Egli costruisce così una struttura stabile e duratura, secondo il modello divino, che comprende un ordine o “gerarchia” di funzioni (1° Corinzi 12:27-28). Queste servono però per portare a compimento l’obiettivo, non per avere o per regalare uno “status”. - Nel suo ministero, manifesta prevalentemente uno o più degli altri doni maggiori (profeta, pastore, evangelista, insegnante). Infatti, mentre il profeta profetizza e l’insegnante insegna, non esiste un verbo “apostolare”! Possiamo vedere nelle Scritture questa diversità: Paolo è un insegnante-profeta, Pietro un evangelista-pastore. Ma l’apostolo ha ricevuto da Dio un’unzione maggiore che gli consente di mettere mano a qualsiasi lavoro (vedi 2° Timoteo 4:2,5), e di sorvegliare e coordinare il lavoro degli altri ministri.
- Alcuni apostoli sono prevalentemente residenti, altri itineranti. Questo anche in rapporto alle diverse esigenze storiche e alle diverse chiamate. Per esempio, vediamo nel N.T. Giacomo residente fisso a Gerusalemme, Paolo itinerante, e Pietro a periodi alterni fisso ed itinerante (Atti 9:32; Galati 1:18, 2:9; 1° Corinzi 1:12, 9:5; 1° Pietro 5:1). Similmente, nella storia della Chiesa, vediamo un Calvino residente tutta una vita a Ginevra, un Wesley, invece, sempre in movimento.
Un apostolo può dunque presiedere una chiesa locale. Ma non tutti quelli che lo fanno, sono apostoli! - Desidera travasare il “deposito” che ha ricevuto da Dio nel cuore dei ministri e dei credenti che lo circondano (2° Timoteo 1:13-14, 2:2, 3:14).
- Gioisce di poter comunicare e ricostruire le cose non comprese prima (Efesini 3:2-7, Colossesi 1:25-29).
- Ha la capacità di sopportare croce e vituperio per la gioia gli è posta davanti (1° Corinzi 4:9-13, 2° Corinzi 11:23, 12:12, Colossesi 1:24, ecc.).
- Sa distinguere l’essenziale dall’accessorio, e gestire il presente nella prospettiva del futuro ancora da realizzare; ha quindi presente gli obiettivi piuttosto che le attività.
- Sa delegare responsabilità agli altri (Tito 1:5).
Come lavora col profeta?
Ci sono diverse aree di sovrapposizione tra apostolo e profeta. Diventa ancora più difficile distinguerli quando l’apostolo ha un “taglio” prevalentemente profetico. Ma il profeta vede spesso le cose più in controluce; la sua visione è spesso più nitida e chiara.

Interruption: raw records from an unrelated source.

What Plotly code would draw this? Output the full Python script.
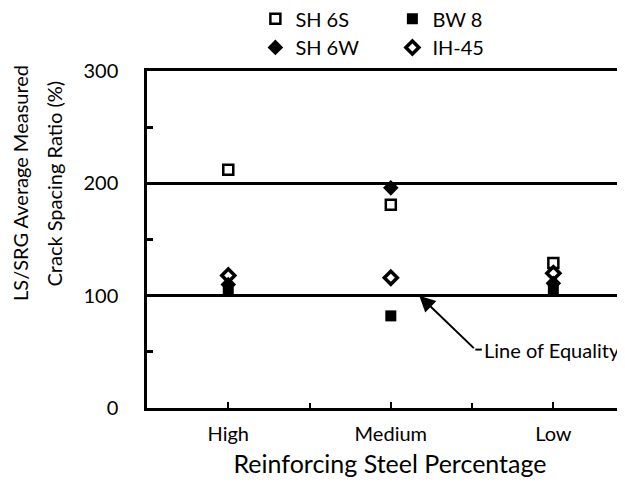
import plotly.graph_objects as go

# data
categories = ["High", "Medium", "Low"]
cat_pos = [1, 2, 3]
sh6s = [212, 181, 129]
bw8 = [106, 82, 106]
sh6w = [110, 196, 111]
ih45 = [118, 116, 120]
y_ticks = [0, 100, 200, 300]

FONT = "Lato"

fig = go.Figure()

def add_series(name, values, symbol, size, legend, line_w=0):
    fig.add_trace(go.Scatter(
        x=cat_pos, y=values, mode="markers", name=name, legend=legend,
        marker=dict(symbol=symbol, size=size, color="black",
                    line=dict(color="black", width=line_w)),
    ))

add_series("SH 6S", sh6s, "square-open", 10, "legend", 2.5)
add_series("BW 8", bw8, "square", 11, "legend")
add_series("SH 6W", sh6w, "diamond", 12, "legend2")
add_series("IH-45", ih45, "diamond-open", 10, "legend2", 3.5)

leg = dict(orientation="h", xanchor="left", yanchor="middle", x=0.223,
           font=dict(family=FONT, size=20, color="black"), bgcolor="rgba(0,0,0,0)",
           entrywidth=92, itemwidth=30, tracegroupgap=0)

# page body adds an 8px offset, so margins are trimmed by 8
fig.update_layout(
    width=625, height=485,
    margin=dict(l=139, r=0, t=63, b=85, autoexpand=False),
    plot_bgcolor="white", paper_bgcolor="white",
    font=dict(family=FONT, color="black"),
    legend=dict(leg, y=1.155),
    legend2=dict(leg, y=1.07),
    xaxis=dict(range=[0.5, 3.49], tickvals=cat_pos, ticktext=categories,
               showgrid=False, zeroline=False, showline=True, mirror=True,
               linecolor="black", linewidth=2.5,
               ticks="inside", ticklen=6, tickwidth=2, tickcolor="black",
               minor=dict(dtick=0.5, tick0=0.5, ticks="inside", ticklen=5,
                          tickwidth=1.5, tickcolor="black"),
               tickfont=dict(size=20), ticklabelstandoff=6,
               title=dict(text="Reinforcing Steel Percentage", font=dict(size=25), standoff=12)),
    yaxis=dict(range=[0, 300], tickvals=y_ticks, showgrid=True, gridcolor="black",
               gridwidth=2.5, zeroline=False, showline=True, linecolor="black",
               linewidth=2.5, ticks="", tickfont=dict(size=20), ticklabelstandoff=22,
               minor=dict(tickvals=[50, 150, 250], ticks="inside", ticklen=6,
                          tickwidth=2.5, tickcolor="black", showgrid=False)),
    showlegend=True,
)

# y-axis title as two rotated lines
fig.add_annotation(text="LS/SRG Average Measured", xref="paper", yref="paper",
                   x=(22 - 147) / 478, y=(408 - 183) / 337, textangle=-90,
                   showarrow=False, font=dict(size=20), xanchor="center", yanchor="middle")
fig.add_annotation(text="Crack Spacing Ratio (%)", xref="paper", yref="paper",
                   x=(56 - 147) / 478, y=(408 - 183) / 337, textangle=-90,
                   showarrow=False, font=dict(size=20), xanchor="center", yanchor="middle")

# Line of Equality callout
fig.add_annotation(x=2.175, y=100, ax=2.52, ay=52, xref="x", yref="y", axref="x", ayref="y",
                   text="", showarrow=True, arrowhead=2, arrowsize=1.6, arrowwidth=2,
                   arrowcolor="black")
fig.add_shape(type="line", x0=2.52, x1=2.56, y0=52, y1=52, xref="x", yref="y",
              line=dict(color="black", width=2))
fig.add_annotation(x=2.56, y=52, xref="x", yref="y", text="Line of Equality",
                   showarrow=False, xanchor="left", yanchor="middle", font=dict(size=20))

fig.write_html("out.html")
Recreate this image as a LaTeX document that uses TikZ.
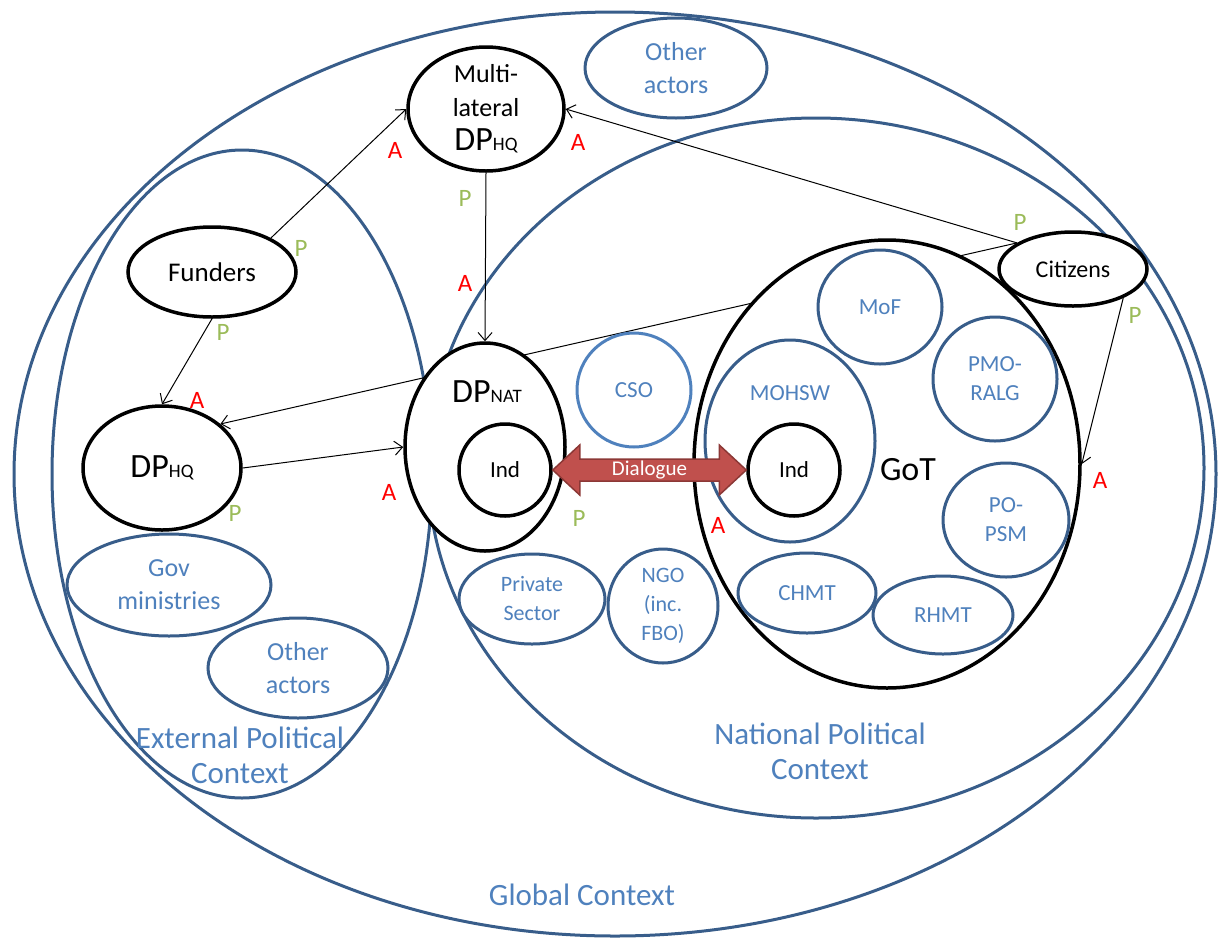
\documentclass[tikz,border=0pt]{standalone}
\usepackage{fontspec}
\setmainfont{Carlito}
\usetikzlibrary{shapes.geometric,arrows.meta,calc,backgrounds}
\definecolor{ctxblue}{HTML}{385D8A}
\definecolor{txtblue}{HTML}{4F81BD}
\definecolor{pgreen}{HTML}{9BBB59}
\definecolor{dlgfill}{HTML}{C0504D}
\definecolor{dlgdraw}{HTML}{8C3836}
\newcommand{\dpname}[1]{{\fontsize{34}{34}\selectfont DP}{\fontsize{19}{19}\selectfont #1}}

\begin{document}
\begin{tikzpicture}[x=1pt, y=-1pt, >={Straight Barb[length=8pt,width=14pt]},
  context/.style={ellipse, draw=ctxblue, line width=3pt, inner sep=0pt},
  ctxtext/.style={text=txtblue, align=center, font=\fontsize{31}{35}\selectfont},
  blackbox/.style={ellipse, draw=black, line width=3.5pt, fill=white, inner sep=0pt, align=center, font=\fontsize{22}{22}\selectfont},
  bluebox/.style={ellipse, draw=ctxblue, line width=3pt, fill=white, inner sep=0pt, text=txtblue, align=center, font=\fontsize{23}{29}\selectfont},
  conn/.style={->, line width=1pt},
  alab/.style={text=red, font=\fontsize{25}{25}\selectfont},
  plab/.style={text=pgreen, font=\fontsize{25}{25}\selectfont},
  dialogue/.style={fill=dlgfill, draw=dlgdraw, line width=1.5pt, line join=miter}]
\useasboundingbox (0,0) rectangle (1226,938);

\node (globallbl)[ctxtext] at (582,895) {Global Context};
\node (extlbl)[ctxtext] at (240,755) {External Political\\Context};
\node (natlbl)[ctxtext] at (820,751) {National Political\\Context};

\node (multi)[blackbox, minimum width=156, minimum height=124, inner sep=-6pt, font=\fontsize{26}{34}\selectfont] at (486,109) {Multi-\\lateral\\\dpname{HQ}};
\node (funders)[blackbox, minimum width=168, minimum height=90, font=\fontsize{27}{27}\selectfont] at (212,272) {Funders};
\node (dphq)[blackbox, minimum width=158, minimum height=124] at (162,468) {\dpname{HQ}};
\node (dpnat)[blackbox, minimum width=160, minimum height=208] at (485,447) {};
\node (dpnatlbl) at (487,392) {\dpname{NAT}};
\node (inda)[blackbox, circle, minimum size=92, font=\fontsize{23}{23}\selectfont] at (505,470) {Ind};
\node (citizens)[blackbox, minimum width=148, minimum height=74, font=\fontsize{24}{24}\selectfont] at (1073,269) {Citizens};
\node (got)[blackbox, minimum width=386, minimum height=448] at (887,464) {};

\node (otherb)[bluebox, minimum width=182, minimum height=100, font=\fontsize{26}{33}\selectfont] at (676,68) {Other\\actors};
\node (cso)[bluebox, circle, draw=txtblue, minimum size=114] at (634,390) {CSO};
\node (mof)[bluebox, minimum width=124, minimum height=114] at (880,307) {MoF};
\node (mohsw)[bluebox, minimum width=170, minimum height=202] at (790,441) {};
\node (mohswlbl)[text=txtblue, font=\fontsize{23}{23}\selectfont] at (790,393) {MOHSW};
\node (indb)[blackbox, circle, minimum size=92, font=\fontsize{23}{23}\selectfont] at (794,470) {Ind};
\node (pmo)[bluebox, minimum width=124, minimum height=124] at (995,379) {PMO-\\RALG};
\node (popsm)[bluebox, minimum width=126, minimum height=114] at (1006,520) {PO-\\PSM};
\node (chmt)[bluebox, minimum width=138, minimum height=80] at (807,593) {CHMT};
\node (rhmt)[bluebox, minimum width=140, minimum height=78] at (943,615) {RHMT};
\node (gotlbl)[font=\fontsize{34}{34}\selectfont] at (908,470) {GoT};
\node (govmin)[bluebox, minimum width=204, minimum height=102, font=\fontsize{26}{33}\selectfont] at (169,585) {Gov\\ministries};
\node (othera)[bluebox, minimum width=180, minimum height=100, font=\fontsize{26}{33}\selectfont] at (298,668) {Other\\actors};
\node (private)[bluebox, minimum width=146, minimum height=90, font=\fontsize{22}{29}\selectfont] at (532,599) {Private\\Sector};
\node (ngo)[bluebox, minimum width=110, minimum height=114, font=\fontsize{22}{29}\selectfont] at (663,606) {NGO\\(inc.\\FBO)};

\begin{pgfonlayer}{background}
\node (global)[context, minimum width=1202, minimum height=924] at (615,474) {};
\node (external)[context, minimum width=380, minimum height=648] at (242,474) {};
\node (national)[context, minimum width=776, minimum height=700] at (816,468) {};
\draw[conn] (funders.30) -- (multi.west);
\draw[conn] (multi.south) -- (dpnat.north);
\draw[conn] (citizens.155) -- (multi.east);
\draw[conn] (citizens.155) -- (dphq.37);
\draw[conn] (funders.south) -- (dphq.north);
\draw[conn] (dphq.east) -- (dpnat.west);
\draw[conn] (citizens.-30) -- (got.east);
\end{pgfonlayer}

\node (a1)[alab] at (395,150) {A};
\node (p1)[plab] at (301,248) {P};
\node (a2)[alab] at (578,142) {A};
\node (p2)[plab] at (465,198) {P};
\node (a3)[alab] at (465,283) {A};
\node (p3)[plab] at (1020,222) {P};
\node (p4)[plab] at (1135,315) {P};
\node (a4)[alab] at (1100,480) {A};
\node (a5)[alab] at (389,492) {A};
\node (p5)[plab] at (235,513) {P};
\node (p6)[plab] at (223,332) {P};
\node (a6)[alab] at (197,400) {A};
\node (p7)[plab] at (579,518) {P};
\node (a7)[alab] at (718,525) {A};

\draw[dialogue] (inda.east) -- ++(27,-25) -- ++(0,14) -- ($(indb.west)+(-27,-11)$) -- ++(0,-14) -- (indb.west) -- ++(-27,25) -- ++(0,-14) -- ($(inda.east)+(27,11)$) -- ++(0,14) -- cycle;
\node (dlg)[text=white, font=\fontsize{21}{21}\selectfont] at ($(inda.east)!0.5!(indb.west)$) {Dialogue};
\end{tikzpicture}
\end{document}
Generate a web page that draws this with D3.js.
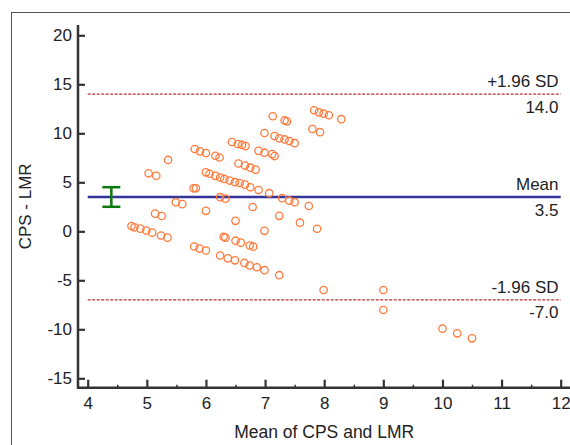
<!DOCTYPE html>
<html>
<head>
<meta charset="utf-8">
<script src="https://cdn.jsdelivr.net/npm/d3@7"></script>
<style>
  body { margin: 0; background: #fff; }
  svg { display: block; font-family: "Liberation Sans", Arial, sans-serif; }
  .axis text { font-size: 17px; fill: #222; }
</style>
</head>
<body>
<script>
// Mean of the two methods (x) and their difference (y)
var meanVals = [4.74, 4.79, 4.89, 4.99, 5.09, 5.24, 5.35, 5.03, 5.16, 5.36,
  5.14, 5.25, 5.49, 5.60, 5.79, 5.83, 5.81, 5.90, 6.00, 6.00,
  6.06, 6.16, 6.24, 6.31, 6.40, 6.49, 6.57, 6.66, 6.75, 6.16,
  6.23, 6.44, 6.54, 6.61, 6.67, 6.55, 6.66, 6.75, 6.84, 6.89,
  6.99, 7.12, 7.16, 6.99, 7.13, 7.33, 7.37, 7.16, 7.24, 7.33,
  7.41, 7.50, 6.89, 7.07, 6.24, 6.33, 7.29, 7.41, 7.50, 6.00,
  6.79, 6.50, 7.24, 6.99, 6.30, 6.33, 6.50, 6.59, 5.80, 5.89,
  6.00, 6.74, 6.80, 6.24, 6.37, 6.49, 6.65, 6.74, 6.86, 6.99,
  7.24, 7.74, 7.59, 7.88, 7.83, 7.91, 7.99, 8.08, 8.29, 7.80,
  7.93, 7.99, 9.00, 9.00, 10.00, 10.25, 10.50];
var diffVals = [0.54, 0.41, 0.27, 0.08, -0.14, -0.43, -0.65, 5.92, 5.67, 7.28,
  1.80, 1.56, 2.97, 2.77, 4.39, 4.39, 8.40, 8.16, 7.99, 6.02,
  5.87, 5.66, 5.49, 5.34, 5.18, 5.01, 4.93, 4.76, 4.49, 7.71,
  7.53, 9.11, 8.91, 8.81, 8.70, 6.92, 6.71, 6.49, 6.29, 8.21,
  8.02, 7.87, 7.68, 10.03, 11.74, 11.31, 11.22, 9.72, 9.49, 9.37,
  9.21, 8.99, 4.21, 3.89, 3.48, 3.33, 3.38, 3.12, 2.97, 2.09,
  2.48, 1.07, 1.58, 0.05, -0.56, -0.65, -0.96, -1.16, -1.55, -1.76,
  -1.96, -1.45, -1.57, -2.47, -2.76, -2.96, -3.23, -3.49, -3.67, -3.97,
  -4.48, 2.58, 0.88, 0.26, 12.35, 12.14, 12.00, 11.84, 11.44, 10.44,
  10.11, -5.99, -5.99, -8.03, -9.94, -10.41, -10.92];

// Reference lines: mean difference and limits of agreement
var meanDiff = 3.5;
var upperLimit = 14.0;
var lowerLimit = -7.0;
var meanCI = [2.5, 4.5];
var ciX = 4.4;

var xTicks = [4, 5, 6, 7, 8, 9, 10, 11, 12];
var xMinorTicks = [4.5, 5.5, 6.5, 7.5, 8.5, 9.5, 10.5, 11.5];
var yTicks = [-15, -10, -5, 0, 5, 10, 15, 20];

var svgWidth = 570;
var svgHeight = 445;

// plain hyphen for negatives, like the original
var fmt0 = d => String(d);
var fmt1 = d => d.toFixed(1);

var svg = d3.select("body")
  .append("svg")
  .attr("width", svgWidth)
  .attr("height", svgHeight);

// outer frame (runs off the right and bottom of the picture)
svg.append("rect")
  .attr("x", 11.5)
  .attr("y", 12.5)
  .attr("width", 600)
  .attr("height", 480)
  .attr("fill", "none")
  .attr("stroke", "#555")
  .attr("stroke-width", 1);

var xScale = d3.scaleLinear().domain([4, 12]).range([87.7, 560.7]);
var yScale = d3.scaleLinear().domain([20, -15]).range([35.3, 378.3]);

var axisX = 78;
var axisY = 387.7;

// y axis: ticks point inwards
var leftAxis = d3.axisLeft(yScale)
  .tickValues(yTicks)
  .tickFormat(fmt0)
  .tickSizeInner(-7)
  .tickSizeOuter(0)
  .tickPadding(6);

svg.append("g")
  .attr("class", "axis")
  .attr("transform", `translate(${axisX},0)`)
  .call(leftAxis)
  .call(g => g.select(".domain").remove())
  .call(g => g.selectAll(".tick line").attr("stroke", "#333").attr("stroke-width", 2.2));

// x axis: major and minor ticks point up
var bottomAxis = d3.axisBottom(xScale)
  .tickValues(xTicks)
  .tickFormat(fmt0)
  .tickSizeInner(-8)
  .tickSizeOuter(0)
  .tickPadding(9);

svg.append("g")
  .attr("class", "axis")
  .attr("transform", `translate(0,${axisY})`)
  .call(bottomAxis)
  .call(g => g.select(".domain").remove())
  .call(g => g.selectAll(".tick line").attr("stroke", "#333").attr("stroke-width", 2.2));

svg.append("g")
  .attr("transform", `translate(0,${axisY})`)
  .call(d3.axisBottom(xScale).tickValues(xMinorTicks).tickSizeInner(-3).tickSizeOuter(0).tickFormat(""))
  .call(g => g.select(".domain").remove())
  .call(g => g.selectAll(".tick line").attr("stroke", "#333").attr("stroke-width", 1.5));

// axis lines
svg.append("line")
  .attr("x1", axisX).attr("x2", axisX)
  .attr("y1", 25).attr("y2", axisY + 1)
  .attr("stroke", "#333").attr("stroke-width", 2.5);
svg.append("line")
  .attr("x1", axisX - 1).attr("x2", 571)
  .attr("y1", axisY).attr("y2", axisY)
  .attr("stroke", "#333").attr("stroke-width", 2.5);

// axis titles
svg.append("text")
  .attr("x", (xScale(4) + xScale(12)) / 2)
  .attr("y", 438)
  .attr("text-anchor", "middle")
  .style("font-size", "17.5px")
  .attr("fill", "#222")
  .text("Mean of CPS and LMR");

svg.append("text")
  .attr("transform", `translate(30.5,${(25 + axisY) / 2}) rotate(-90)`)
  .attr("text-anchor", "middle")
  .style("font-size", "17px")
  .attr("fill", "#222")
  .text("CPS - LMR");

// limits of agreement
[upperLimit, lowerLimit].forEach(function(v) {
  svg.append("line")
    .attr("x1", xScale(4)).attr("x2", xScale(12))
    .attr("y1", yScale(v)).attr("y2", yScale(v))
    .attr("stroke", "#a00000")
    .attr("stroke-width", 1)
    .attr("stroke-dasharray", "3,1.5");
});

// mean line
svg.append("line")
  .attr("x1", xScale(4)).attr("x2", xScale(12))
  .attr("y1", yScale(meanDiff)).attr("y2", yScale(meanDiff))
  .attr("stroke", "#33339a")
  .attr("stroke-width", 2.6);

// line labels
var lineLabels = [
  { v: upperLimit, top: "+1.96 SD", bottom: fmt1(upperLimit) },
  { v: meanDiff, top: "Mean", bottom: fmt1(meanDiff) },
  { v: lowerLimit, top: "-1.96 SD", bottom: fmt1(lowerLimit) }
];
lineLabels.forEach(function(d) {
  svg.append("text")
    .attr("x", 558.5)
    .attr("y", yScale(d.v) - 7.3)
    .attr("text-anchor", "end")
    .style("font-size", "17px")
    .attr("fill", "#222")
    .text(d.top);
  svg.append("text")
    .attr("x", 558.5)
    .attr("y", yScale(d.v) + 18.5)
    .attr("text-anchor", "end")
    .style("font-size", "17px")
    .attr("fill", "#222")
    .text(d.bottom);
});

// 95% CI of the mean
var ci = svg.append("g")
  .attr("stroke", "#0a7a0a")
  .attr("stroke-width", 2.5);
ci.append("line")
  .attr("x1", xScale(ciX)).attr("x2", xScale(ciX))
  .attr("y1", yScale(meanCI[0])).attr("y2", yScale(meanCI[1]));
meanCI.forEach(function(v) {
  ci.append("line")
    .attr("x1", xScale(ciX) - 9).attr("x2", xScale(ciX) + 9)
    .attr("y1", yScale(v)).attr("y2", yScale(v));
});

// points
svg.append("g")
  .selectAll("circle")
  .data(meanVals)
  .enter()
  .append("circle")
  .attr("cx", d => xScale(d))
  .attr("cy", (d, i) => yScale(diffVals[i]))
  .attr("r", 3.7)
  .attr("fill", "none")
  .attr("stroke", "#ff7a3c")
  .attr("stroke-width", 1.3);
</script>
</body>
</html>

Il profeta è più ispiratore, l’apostolo più costruttore, preso da una visione globale del piano di Dio per la Chiesa. Sono due ministeri che si completano e si arricchiscono a vicenda.
Trappole che l’apostolo deve evitare
L’apostolo deve evitare di rimanere intrappolato nei dettagli amministrativi e pastorali, cose di cui devono occuparsi i diaconi (Atti 6:2-4) e gli anziani. Ci sono, è vero, periodi in cui deve darsi al pastorato: Paolo si descrive come “nutrice” (1° Tessalonicesi 2:7), Pietro come un “anziano” (1° Pietro 5:1); ma solo in situazioni dove gli anziani non siano stati ancora appropriatamente stabiliti. Allora dovrà dare una “spinta” alla chiesa, fino a quando non sarà possibile stabilire gli anziani; dopo di che, farà da padre agli anziani, pur conservando sempre la libertà di accedere alla vita degli altri credenti.
Deve anche evitare di dedicare il suo tempo a persone che devono essere invece lasciate a cercare Dio; e di sentirsi obbligato a visitare una chiesa o un territorio per il solo motivo che vi manca da molto tempo.
Così, egli sarà libero di compiere il lavoro al quale Dio lo ha chiamato: quello di essere un “esperto architetto” e “capomastro” della Casa di Dio, quella che “edificata sul fondamento degli apostoli e dei profeti… si va innalzando per essere un tempio santo nel Signore… per servire come dimora di Dio per mezzo dello Spirito” (Efesini 2:20-22).